Welding student Allysa Flores lets the sparks fly during class at the L.P. Card Career and Technical Center.
By JOCELYN NICHOLS
Pasadena ISD Communications
Surrounded by flying sparks, heavy machinery and power tools, Alyssa Flores couldn't imagine a more comfortable spot in which to study. Her welding torch serves as her pencil, a chunk of steel her notepad and her welding class her library.
"I just like hands-on activities," Flores says. "I like to be able to look at my work when I'm through with it."
Flores fell in love with welding last year when she started taking classes as a junior. She balances her AP classes at Pasadena High with her welding class every day from noon to 2 p.m. at the L.P. Card Career and Technical Center.
Along the way, she has welded together a few remarkable distinctions.
For one, Flores is the only female in the class this year. Not that it matters much to Zeek Garcia, the Card Center's welding instructor.
"Surprisingly, when the girls really want to," Garcia says, "they do better than the boys."
But Flores has surpassed just the boys in her class. She's one of the best student welders to be found anywhere in the area.
Recently, she placed third in the Skills USA Competition at San Jacinto College. The competition included school districts from all over the Houston area.
In addition, Flores has received a scholarship from the Construction Maintenance Education Foundation to pay for her college classes -- classes she's already taking at San Jacinto. She needs only three more courses to earn her welder's certification.
"I'm so proud of her accomplishments over the past two years," Garcia says. "She's a well-rounded student."
Although she's comfortable with welding now, Flores admits things didn't start out that way.
"I was nervous when I first came to the class," she said. "I had never done welding before. I had no experience."
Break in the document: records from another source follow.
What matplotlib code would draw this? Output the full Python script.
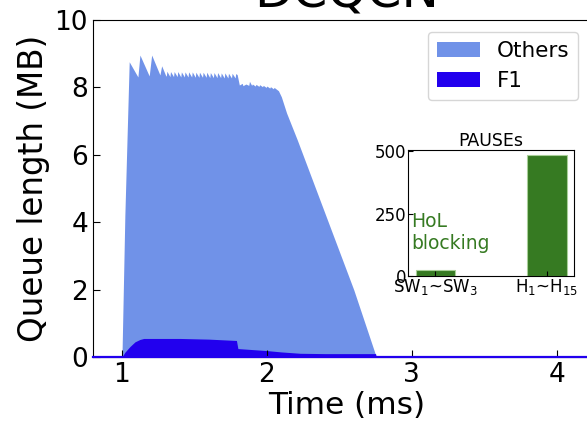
"""DCQCN queue buildup: Others vs F1 queue length, with PAUSE count inset."""
import matplotlib as mpl; mpl.use("Agg")
import matplotlib.pyplot as plt

C_OTH, C_F1, C_GRN = "#7092e8", "#2200ee", "#367a22"

# total queue (Others stacked on F1)
t_tot = [0.80, 1.00, 1.02, 1.05, 1.11, 1.124, 1.188, 1.205, 1.262, 1.274, 1.300,
         1.306, 1.310, 1.331, 1.335, 1.356, 1.360, 1.381, 1.385, 1.406, 1.410,
         1.431, 1.435, 1.456, 1.460, 1.481, 1.485, 1.506, 1.510, 1.531, 1.535,
         1.556, 1.560, 1.581, 1.585, 1.606, 1.610, 1.631, 1.635, 1.656, 1.660,
         1.681, 1.685, 1.706, 1.710, 1.731, 1.735, 1.756, 1.760, 1.781, 1.785,
         1.795, 1.810, 1.830, 1.835, 1.855, 1.875, 1.880, 1.895, 1.900, 1.920,
         1.925, 1.945, 1.950, 1.970, 1.975, 1.995, 2.000, 2.020, 2.025, 2.045,
         2.050, 2.080, 2.100, 2.136, 2.210, 2.600, 2.755, 4.30]
q_tot = [0.00, 0.00, 4.20, 8.76, 8.31, 8.96, 8.34, 8.96, 8.37, 8.64, 8.37,
         8.33, 8.48, 8.32, 8.47, 8.32, 8.47, 8.32, 8.47, 8.31, 8.46,
         8.31, 8.46, 8.31, 8.46, 8.31, 8.46, 8.30, 8.45, 8.30, 8.45,
         8.30, 8.45, 8.30, 8.45, 8.29, 8.44, 8.29, 8.44, 8.29, 8.44,
         8.29, 8.43, 8.28, 8.43, 8.28, 8.42, 8.28, 8.42, 8.28, 8.41,
         8.38, 8.07, 8.12, 8.05, 8.10, 8.06, 8.18, 8.06, 8.10, 8.04,
         8.09, 8.03, 8.08, 8.02, 8.06, 8.00, 8.04, 7.98, 8.02, 7.96,
         8.00, 7.90, 7.72, 7.24, 6.44, 1.99, 0.00, 0.00]

# F1 queue
t_f1 = [0.80, 1.00, 1.02, 1.055, 1.09, 1.124, 1.15, 1.40, 1.60, 1.79, 1.80,
        1.90, 2.00, 2.10, 2.23, 2.40, 2.60, 2.75, 2.755, 4.30]
q_f1 = [0.00, 0.00, 0.14, 0.31, 0.45, 0.52, 0.55, 0.55, 0.53, 0.49, 0.25,
        0.22, 0.19, 0.15, 0.11, 0.10, 0.10, 0.10, 0.00, 0.00]

# inset: PAUSE frames
pause_src = ["SW$_1$~SW$_3$", "H$_1$~H$_{15}$"]
pause_cnt = [24, 484]

fig = plt.figure(figsize=(5.87, 4.28), dpi=100)
ax = fig.add_axes([0.1584, 0.1659, 0.864, 0.7874])
ax.fill_between(t_tot, 0, q_tot, color=C_OTH, lw=0, label="Others")
ax.fill_between(t_f1, 0, q_f1, color=C_F1, lw=0, label="F1")
ax.plot(t_f1, [0]*len(t_f1), color=C_F1, lw=1.6, clip_on=False, zorder=3)
ax.set_xlim(0.8, 4.3); ax.set_ylim(0, 10)
ax.set_xticks([1, 2, 3, 4]); ax.set_yticks([0, 2, 4, 6, 8, 10])
ax.tick_params(direction="in", labelsize=19, length=5)
ax.set_xlabel("Time (ms)", fontsize=22.5, labelpad=2)
ax.set_ylabel("Queue length (MB)", fontsize=23.5, labelpad=3)
ax.set_title("DCQCN", fontsize=36, pad=9)
ax.legend(loc="upper right", bbox_to_anchor=(0.9847, 0.9252), bbox_transform=fig.transFigure,
          borderaxespad=0, fontsize=15.5)

ins = fig.add_axes([0.695, 0.355, 0.283, 0.294])
ins.bar(range(len(pause_cnt)), pause_cnt, width=0.35, color=C_GRN, edgecolor="#a8cf98", lw=0.8)
ins.set_xticks(range(len(pause_src))); ins.set_xticklabels(pause_src)
ins.set_yticks([0, 250, 500]); ins.set_ylim(0, 505)
ins.tick_params(direction="in", labelsize=12, pad=1)
ins.set_title("PAUSEs", fontsize=12.5, pad=3)
ins.text(-0.215, 92, "HoL\nblocking", color=C_GRN, fontsize=13.5, ha="left", va="bottom")

fig.savefig("out.png", dpi=100)
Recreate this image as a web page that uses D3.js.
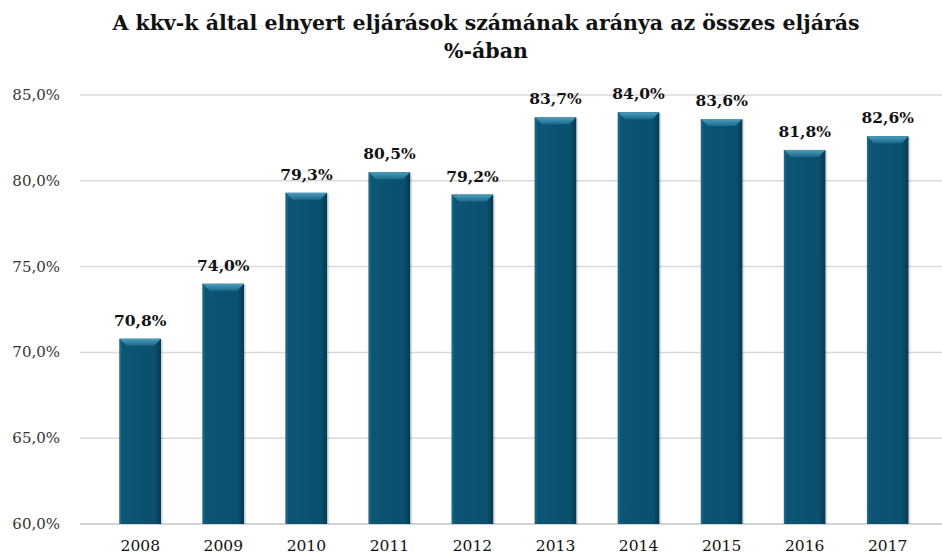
<!DOCTYPE html>
<html>
<head>
<meta charset="utf-8">
<script src="https://cdn.jsdelivr.net/npm/d3@7"></script>
<style>
  html, body { margin: 0; padding: 0; background: #fff; overflow: hidden; }
  svg { display: block; }
  svg text { font-family: "DejaVu Serif", "Liberation Serif", serif; }
</style>
</head>
<body>
<div id="chart"></div>
<script>
// Data
var years = ["2008", "2009", "2010", "2011", "2012", "2013", "2014", "2015", "2016", "2017"];
var shares = [70.8, 74.0, 79.3, 80.5, 79.2, 83.7, 84.0, 83.6, 81.8, 82.6];
var yTicks = [60, 65, 70, 75, 80, 85];
var titleLines = ["A kkv-k által elnyert eljárások számának aránya az összes eljárás", "%-ában"];

var width = 942, height = 557;
// plot area runs a bit past the right edge, like the original
var margin = { top: 95, left: 78 };
var innerWidth = 872;
var innerHeight = 429;

var fmt = function (v) { return v.toFixed(1).replace(".", ",") + "%"; };

var svg = d3.select("#chart").append("svg")
    .attr("width", width)
    .attr("height", height);

// gradients for the bevelled bar look
var defs = svg.append("defs");
var bevel = defs.append("linearGradient").attr("id", "bevel")
    .attr("x1", 0).attr("y1", 0).attr("x2", 0).attr("y2", 1);
bevel.append("stop").attr("offset", "0%").attr("stop-color", "#4d9dbb");
bevel.append("stop").attr("offset", "100%").attr("stop-color", "#1a6a8b");

var side = defs.append("linearGradient").attr("id", "side")
    .attr("x1", 0).attr("y1", 0).attr("x2", 1).attr("y2", 0);
side.append("stop").attr("offset", "0%").attr("stop-color", "#0c5676");
side.append("stop").attr("offset", "85%").attr("stop-color", "#0a506f");
side.append("stop").attr("offset", "100%").attr("stop-color", "#053950");

var g = svg.append("g")
    .attr("transform", "translate(" + margin.left + "," + margin.top + ")");

var x = d3.scaleBand().domain(years).range([0, innerWidth]).padding(0.5);
var y = d3.scaleLinear().domain([60, 85]).range([innerHeight, 0]);

// gridlines (clipped at the page edge)
g.selectAll(".grid")
    .data(yTicks)
    .enter().append("line")
    .attr("class", "grid")
    .attr("x1", 2).attr("x2", width - margin.left)
    .attr("y1", d => y(d)).attr("y2", d => y(d))
    .attr("stroke", d => d === 60 ? "#c4c4c4" : "#d9d9d9")
    .attr("stroke-width", 1.5);

// y tick labels
g.selectAll(".ytick")
    .data(yTicks)
    .enter().append("text")
    .attr("class", "ytick")
    .attr("x", -18)
    .attr("y", d => y(d) + 5)
    .attr("text-anchor", "end")
    .style("font-size", "15px")
    .style("fill", "#333")
    .text(d => fmt(d));

// bars
var bars = g.selectAll(".bar")
    .data(shares)
    .enter().append("g")
    .attr("class", "bar");

// soft shadow
bars.append("rect")
    .attr("x", (d, i) => x(years[i]) + 2)
    .attr("y", d => y(d) + 1)
    .attr("width", x.bandwidth())
    .attr("height", d => innerHeight - y(d) - 1)
    .attr("fill", "#000")
    .attr("opacity", 0.12);

bars.append("rect")
    .attr("x", (d, i) => x(years[i]))
    .attr("y", d => y(d))
    .attr("width", x.bandwidth())
    .attr("height", d => innerHeight - y(d))
    .attr("fill", "url(#side)");

// top bevel
bars.append("path")
    .attr("d", function (d, i) {
        var x0 = x(years[i]), x1 = x0 + x.bandwidth(), y0 = y(d), b = 7;
        return "M" + x0 + "," + y0 + "L" + x1 + "," + y0 + "L" + (x1 - b) + "," + (y0 + b) +
            "L" + (x0 + b) + "," + (y0 + b) + "Z";
    })
    .attr("fill", "url(#bevel)");

// left edge highlight
bars.append("path")
    .attr("d", function (d, i) {
        var x0 = x(years[i]), y0 = y(d), b = 2;
        return "M" + x0 + "," + y0 + "L" + (x0 + b) + "," + (y0 + b) + "L" + (x0 + b) + "," + innerHeight +
            "L" + x0 + "," + innerHeight + "Z";
    })
    .attr("fill", "#1c6788");

// value labels
g.selectAll(".label")
    .data(shares)
    .enter().append("text")
    .attr("class", "label")
    .attr("x", (d, i) => x(years[i]) + x.bandwidth() / 2)
    .attr("y", d => y(d) - 13)
    .attr("text-anchor", "middle")
    .style("font-size", "15.5px")
    .style("font-weight", "bold")
    .style("fill", "#111")
    .text(d => fmt(d));

// x labels
g.selectAll(".xtick")
    .data(years)
    .enter().append("text")
    .attr("class", "xtick")
    .attr("x", d => x(d) + x.bandwidth() / 2)
    .attr("y", innerHeight + 27)
    .attr("text-anchor", "middle")
    .style("font-size", "15.5px")
    .style("fill", "#111")
    .text(d => d);

// title
svg.selectAll(".title")
    .data(titleLines)
    .enter().append("text")
    .attr("class", "title")
    .attr("x", 486)
    .attr("y", (d, i) => 30 + i * 28)
    .attr("text-anchor", "middle")
    .style("font-size", "20.5px")
    .style("font-weight", "bold")
    .style("fill", "#111")
    .text(d => d);
</script>
</body>
</html>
During the first three weeks of class, students undergo extensive preparation that includes safety awareness, use of tools and working with compressed gases. Having mastered that, students learn how to cut steel with a torch.
"It took me a little while to learn how to get the flame just right," Flores said.
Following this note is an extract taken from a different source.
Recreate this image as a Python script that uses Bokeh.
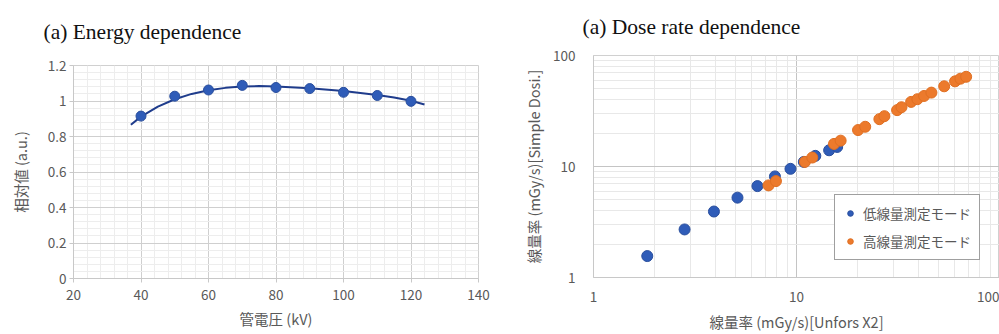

Students taking welding do more than just melt metal. Troubleshooting techniques, math solutions and public-speaking skills are also emphasized.
"It's definitely sharpened my math skills because we have to know how to measure the lengths and widths of the plates that we work with," Flores said.
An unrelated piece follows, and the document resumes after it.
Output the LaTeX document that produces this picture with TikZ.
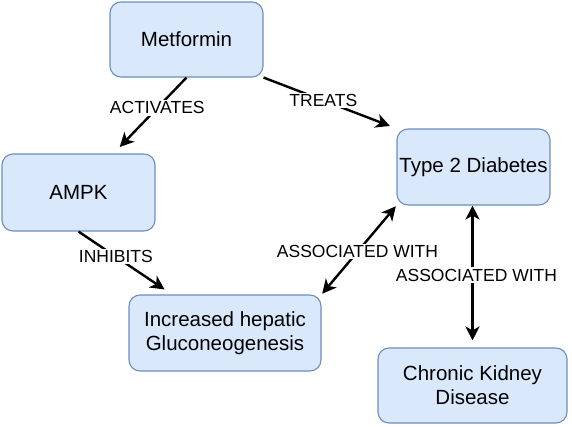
\documentclass[tikz,border=0pt]{standalone}
\usepackage{fontspec}
\setmainfont{Liberation Sans}
\usetikzlibrary{arrows.meta}
\tikzset{
  box/.style={draw=boxline, fill=boxfill, line width=1.1pt, rounded corners=11pt,
    align=center, inner sep=0pt, font=\fontsize{20.5}{24}\selectfont},
  conn/.style={line width=2.4pt, -{Stealth[length=14pt,width=14pt,inset=4pt]}},
  bconn/.style={line width=2.4pt, {Stealth[length=14pt,width=14pt,inset=4pt]}-{Stealth[length=14pt,width=14pt,inset=4pt]}},
  lbl/.style={fill=white, inner sep=1.5pt, font=\fontsize{17.5}{20}\selectfont}
}
\definecolor{boxfill}{HTML}{DAE8FC}
\definecolor{boxline}{HTML}{6C8EBF}
\begin{document}
\begin{tikzpicture}[x=1pt,y=-1pt]
\useasboundingbox[fill=white] (0,0) rectangle (572,426);
\node[box, minimum width=153pt, minimum height=75pt] (met) at (186.5,39.5) {Metformin};
\node[box, minimum width=153pt, minimum height=77pt] (ampk) at (78.5,192.5) {AMPK};
\node[box, minimum width=153pt, minimum height=76pt] (t2d) at (473.5,167) {Type 2 Diabetes};
\node[box, minimum width=192pt, minimum height=76pt] (inc) at (225,333) {Increased hepatic\\Gluconeogenesis};
\node[box, minimum width=189pt, minimum height=75pt] (ckd) at (472.5,385.5) {Chronic Kidney\\Disease};

\draw[conn, shorten >=9pt] (met.south) -- ([xshift=35pt]ampk.north)
  node[lbl, pos=0.4] (l1) {ACTIVATES};
\draw[conn, shorten >=7pt] (met.south east) -- (t2d.north west)
  node[lbl, pos=0.45] (l2) {TREATS};
\draw[conn, shorten >=9pt] (ampk.south) -- ([xshift=-53pt]inc.north)
  node[lbl, pos=0.4] (l3) {INHIBITS};
\draw[bconn, shorten <=1pt, shorten >=1pt] (t2d.south west) -- (inc.north east)
  node[lbl, pos=0.52] (l4) {ASSOCIATED WITH};
\draw[bconn, shorten >=7pt] ([xshift=-1pt]t2d.south) -- ([xshift=-0pt]ckd.north)
  node[lbl, pos=0.49, xshift=4pt] (l5) {ASSOCIATED WITH};
\end{tikzpicture}
\end{document}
Flores is considering becoming an independent contractor and starting her own company after she gets certified. For now, she's looking forward to working for a local company to gain more experience in her field.
"The purpose of the class is to get students ready for jobs in the industry right after they graduate," Garcia said. "We train them on how to weld pipes together, which is a skill used in the oil and gas fields, chemical plants and city infrastructure."
Flores became interested in welding after she heard Sarah Wrobleski, the Card Center director, speak to students about the programs offered through the Career and Technical Education program.
Through the CTE program, students can earn their certifications in nearly a dozen different fields. Certifications range from Cosmetology, Hotel Management, Automotive Technology and Pharmacy Tech.
"When students leave this program they automatically have a skill," said Laura Mann, the CTE coordinator. "Our program leads to an industry certificate, so students can receive their diploma and their certification around the same time."
"I'm definitely more confident in my skills since I've started welding," Flores said.